== EXTRACTED RECORDS

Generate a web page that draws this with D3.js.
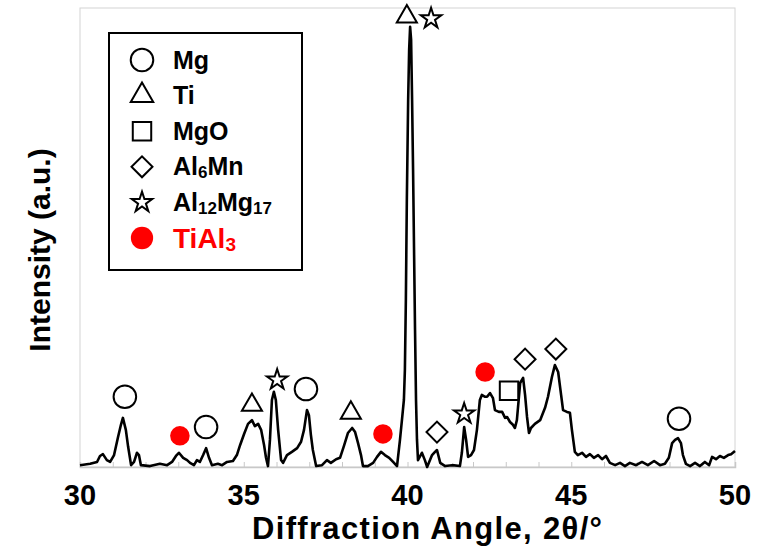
<!DOCTYPE html>
<html>
<head>
<meta charset="utf-8">
<script src="https://cdn.jsdelivr.net/npm/d3@7"></script>
<style>
  body { margin: 0; background: #fff; }
  svg { display: block; }
  svg text { font-family: "Liberation Sans", Arial, sans-serif; font-weight: bold; }
</style>
</head>
<body>
<div id="plot"></div>
<script>
// XRD pattern (angle in degrees 2θ, intensity in a.u.)
const angles = [30.00,30.31,30.52,30.61,30.70,30.82,30.92,31.04,31.16,31.25,31.31,31.40,31.47,31.56,31.65,31.74,31.80,31.86,
  32.14,32.44,32.66,32.81,32.93,33.02,33.15,33.27,33.36,33.48,33.57,33.66,33.76,33.85,33.94,34.03,34.21,34.34,34.49,34.67,
  34.79,34.89,35.01,35.13,35.25,35.34,35.44,35.53,35.62,35.68,35.74,35.80,35.86,35.92,35.98,36.05,36.14,36.20,36.32,36.47,
  36.63,36.75,36.84,36.93,36.99,37.05,37.11,37.21,37.39,37.54,37.66,37.82,37.94,38.06,38.18,38.31,38.40,38.49,38.58,38.64,
  38.79,38.95,39.07,39.19,39.31,39.44,39.56,39.68,39.77,39.83,39.89,39.92,39.95,39.98,40.02,40.05,40.08,40.11,40.14,40.17,
  40.20,40.23,40.26,40.29,40.32,40.44,40.53,40.60,40.75,40.84,40.90,41.00,41.15,41.36,41.60,41.66,41.73,41.79,41.85,41.94,
  42.03,42.12,42.21,42.27,42.37,42.43,42.52,42.61,42.67,42.79,42.89,42.98,43.04,43.13,43.22,43.28,43.34,43.44,43.53,43.59,
  43.65,43.71,43.77,43.89,44.05,44.20,44.29,44.41,44.50,44.60,44.69,44.75,44.87,44.96,45.02,45.11,45.20,45.33,45.45,45.57,
  45.69,45.82,45.94,46.06,46.18,46.34,46.49,46.64,46.79,46.98,47.16,47.34,47.53,47.71,47.86,47.98,48.08,48.17,48.26,48.35,
  48.41,48.50,48.63,48.78,48.93,49.08,49.21,49.30,49.42,49.54,49.66,49.79,49.88,50.00];
const intensity = [4,7,11,24,28,15,11,26,65,92,107,81,44,4,11,31,26,4,
  2,7,4,11,24,31,20,15,9,4,15,11,26,41,20,4,7,4,11,13,
  26,48,72,94,102,89,94,81,48,20,2,59,146,164,146,81,15,9,26,33,
  41,55,81,124,113,70,37,2,4,15,9,17,20,46,74,85,76,52,26,2,
  2,9,22,33,26,20,11,2,59,102,146,211,364,582,800,909,959,931,800,647,
  473,299,146,59,15,31,15,0,26,33,37,9,2,4,2,31,87,59,22,26,
  37,81,146,157,153,153,161,150,124,120,120,107,109,98,92,85,102,183,194,157,
  109,74,85,94,102,129,153,196,222,207,157,124,120,118,81,33,26,31,22,28,
  20,26,17,24,9,4,9,2,9,4,11,4,13,4,7,20,52,59,63,52,
  26,7,2,9,2,11,4,22,17,24,20,26,28,35];

// phase labels for the legend
const phases = ["Mg", "Ti", "MgO", "Al6Mn", "Al12Mg17", "TiAl3"];

// peak markers: angle, height of marker, phase
const markAngle = [31.37,33.05,33.85,35.25,36.02,36.90,38.27,39.25,39.98,40.72,40.90,41.73,42.37,43.10,43.59,44.53,48.29];
const markLevel = [153,68,87,135,190,170,118,72,981,977,76,116,207,166,235,257,105];
const markPhase = ["Mg","TiAl3","Mg","Ti","Al12Mg17","Mg","Ti","TiAl3","Ti","Al12Mg17","Al6Mn","Al12Mg17","TiAl3","MgO","Al6Mn","Al6Mn","Mg"];

const xTicks = [30, 35, 40, 45, 50];

const W = 769, H = 547;
const plotL = 80, plotR = 735, plotT = 8, plotB = 467;

const svg = d3.select("#plot").append("svg")
  .attr("width", W)
  .attr("height", H);

const x = d3.scaleLinear().domain([30, 50]).range([plotL, plotR]);
const y = d3.scaleLinear().domain([0, 1000]).range([plotB, plotT]);

// grey frame
svg.append("rect")
  .attr("x", plotL).attr("y", plotT)
  .attr("width", plotR - plotL).attr("height", plotB - plotT)
  .attr("fill", "none").attr("stroke", "#d4d4d4").attr("stroke-width", 1);

// bottom axis with small inward ticks every degree
const xAxis = svg.append("g")
  .attr("transform", "translate(0," + plotB + ")")
  .call(d3.axisBottom(x).ticks(20).tickSize(-5).tickFormat(""));
xAxis.select(".domain").attr("stroke", "#c8c8c8").attr("stroke-width", 1.5);
xAxis.selectAll(".tick line").attr("stroke", "#c8c8c8");

svg.append("g").selectAll("text")
  .data(xTicks)
  .join("text")
  .attr("x", d => x(d))
  .attr("y", 505)
  .attr("text-anchor", "middle")
  .attr("font-size", 29)
  .text(d => d);

svg.append("text")
  .attr("x", 427).attr("y", 539)
  .attr("text-anchor", "middle")
  .attr("font-size", 31)
  .attr("textLength", 350)
  .attr("lengthAdjust", "spacing")
  .text("Diffraction Angle, 2θ/°");

svg.append("text")
  .attr("transform", "translate(50,250) rotate(-90)")
  .attr("text-anchor", "middle")
  .attr("font-size", 30)
  .text("Intensity (a.u.)");

// the pattern
const line = d3.line()
  .x((d, i) => x(angles[i]))
  .y((d, i) => y(intensity[i]));

svg.append("path")
  .datum(intensity)
  .attr("d", line)
  .attr("fill", "none")
  .attr("stroke", "#000")
  .attr("stroke-width", 2.6)
  .attr("stroke-linejoin", "round");

// symbol per phase
const symbolOf = {
  "Mg":       { type: d3.symbolCircle,   size: 400, rot: 0,  fill: "#fff", stroke: "#000" },
  "Ti":       { type: d3.symbolTriangle, size: 175, rot: 0,  fill: "#fff", stroke: "#000" },
  "MgO":      { type: d3.symbolSquare,   size: 340, rot: 0,  fill: "#fff", stroke: "#000" },
  "Al6Mn":    { type: d3.symbolSquare,   size: 220, rot: 45, fill: "#fff", stroke: "#000" },
  "Al12Mg17": { type: d3.symbolStar,     size: 130, rot: 0,  fill: "#fff", stroke: "#000" },
  "TiAl3":    { type: d3.symbolCircle,   size: 300, rot: 0,  fill: "#ff0000", stroke: "none" }
};

function drawSymbol(g, phase, cx, cy, scale) {
  const s = symbolOf[phase];
  g.append("path")
    .attr("d", d3.symbol().type(s.type).size(s.size * (scale || 1))())
    .attr("transform", "translate(" + cx + "," + cy + ") rotate(" + s.rot + ")")
    .attr("fill", s.fill)
    .attr("stroke", s.stroke)
    .attr("stroke-width", 2);
}

const marks = svg.append("g");
markAngle.forEach((a, i) => drawSymbol(marks, markPhase[i], x(a), y(markLevel[i])));

// legend
const lg = svg.append("g");
lg.append("rect")
  .attr("x", 109).attr("y", 33).attr("width", 193).attr("height", 237)
  .attr("fill", "#fff").attr("stroke", "#000").attr("stroke-width", 2);

const rowY = d3.scalePoint().domain(phases).range([60, 238]);

phases.forEach(p => {
  const legendScale = p === "TiAl3" ? 1.3 : (p === "Ti" ? 1.25 : 1);
  drawSymbol(lg, p, 142, rowY(p), legendScale);
  const red = p === "TiAl3";
  const t = lg.append("text")
    .attr("x", 173)
    .attr("y", rowY(p) + (red ? 10 : 8.5))
    .attr("font-size", red ? 28 : 25)
    .attr("fill", red ? "#ff0000" : "#000");
  // split into chemical symbols and subscript digits
  let shifted = false;
  p.match(/[A-Za-z]+|\d+/g).forEach(part => {
    const isNum = /\d/.test(part);
    const ts = t.append("tspan").text(part);
    if (isNum) {
      ts.attr("font-size", red ? 19 : 17).attr("dy", 3);
      shifted = true;
    } else if (shifted) {
      ts.attr("dy", -3);
      shifted = false;
    }
  });
});
</script>
</body>
</html>
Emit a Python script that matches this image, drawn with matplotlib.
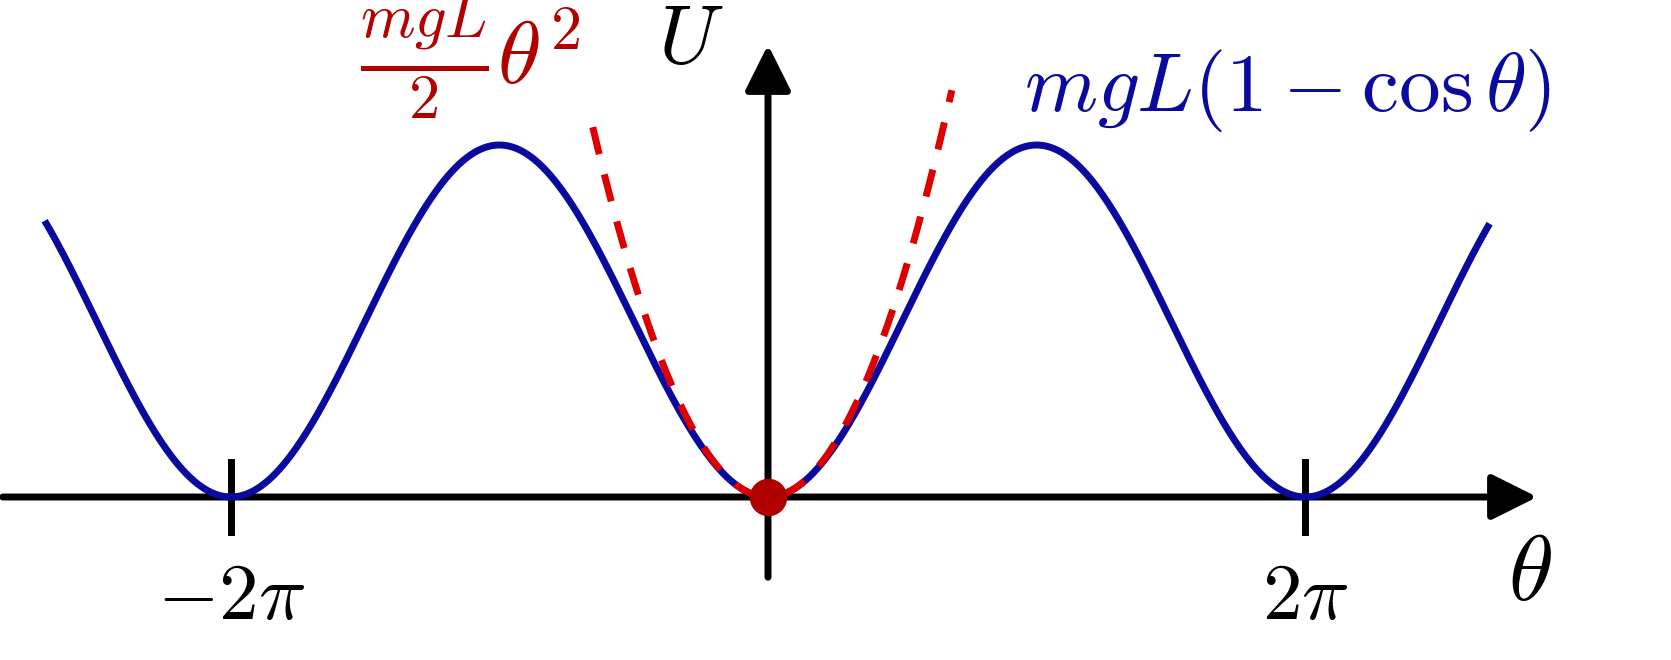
import numpy as np
import matplotlib
matplotlib.use("Agg")
import matplotlib.pyplot as plt

plt.rcParams['mathtext.fontset'] = 'cm'

theta_min, theta_max = -8.46, 8.44
para_min, para_max = -2.05, 2.15
ticks = [-2*np.pi, 2*np.pi]
tick_labels = [r'$-2\pi$', r'$2\pi$']

fig = plt.figure(figsize=(16.71, 6.6), dpi=100)
ax = fig.add_axes([0, 0, 1, 1])
ax.set_xlim(-768/85.5, (1671-768)/85.5)
ax.set_ylim(-163/176, 497/176)
ax.axis('off')

blue = '#0a0a9e'
red = '#dd0000'

t = np.linspace(theta_min, theta_max, 800)
ax.plot(t, 1-np.cos(t), color=blue, lw=5, solid_capstyle='butt', zorder=3)
tp = np.linspace(para_min, para_max, 300)
ax.plot(tp, tp**2/2, color=red, lw=5, dashes=(4, 3), zorder=4)

# axes
ax.annotate('', xy=(1540/85.5-768/85.5, 0), xytext=(-768/85.5, 0),
            arrowprops=dict(arrowstyle='-|>', lw=5, color='k', mutation_scale=70), zorder=2)
ax.annotate('', xy=(0, (497-42)/176), xytext=(0, -83/176),
            arrowprops=dict(arrowstyle='-|>', lw=5, color='k', mutation_scale=70), zorder=2)
for x, lab in zip(ticks, tick_labels):
    ax.plot([x, x], [-0.2, 0.2], color='k', lw=5, zorder=2)
    ax.text(x, -0.35, lab, fontsize=57, ha='center', va='top')

ax.plot([0], [0], 'o', color='#b00000', ms=26, zorder=6)

ax.text(-0.9, 2.6, r'$U$', fontsize=60, ha='center', va='center')
ax.text(8.91, -0.44, r'$\theta$', fontsize=66, ha='center', va='center')
ax.text(3.0, 2.31, r'$mgL(1-\cos\theta)$', fontsize=60, color=blue, ha='left', va='center')
ax.text(-4.77, 2.5, r'$\frac{mgL}{2}\theta^2$', fontsize=64, color='#b00000', ha='left', va='center')

fig.savefig('out.png', dpi=100)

====

### [TASK]
Each line above that includes "this" should be shown.

### [THE OUTPUT]
Generate a web page that draws this with D3.js.
Emit a Python script that matches this image, drawn with matplotlib.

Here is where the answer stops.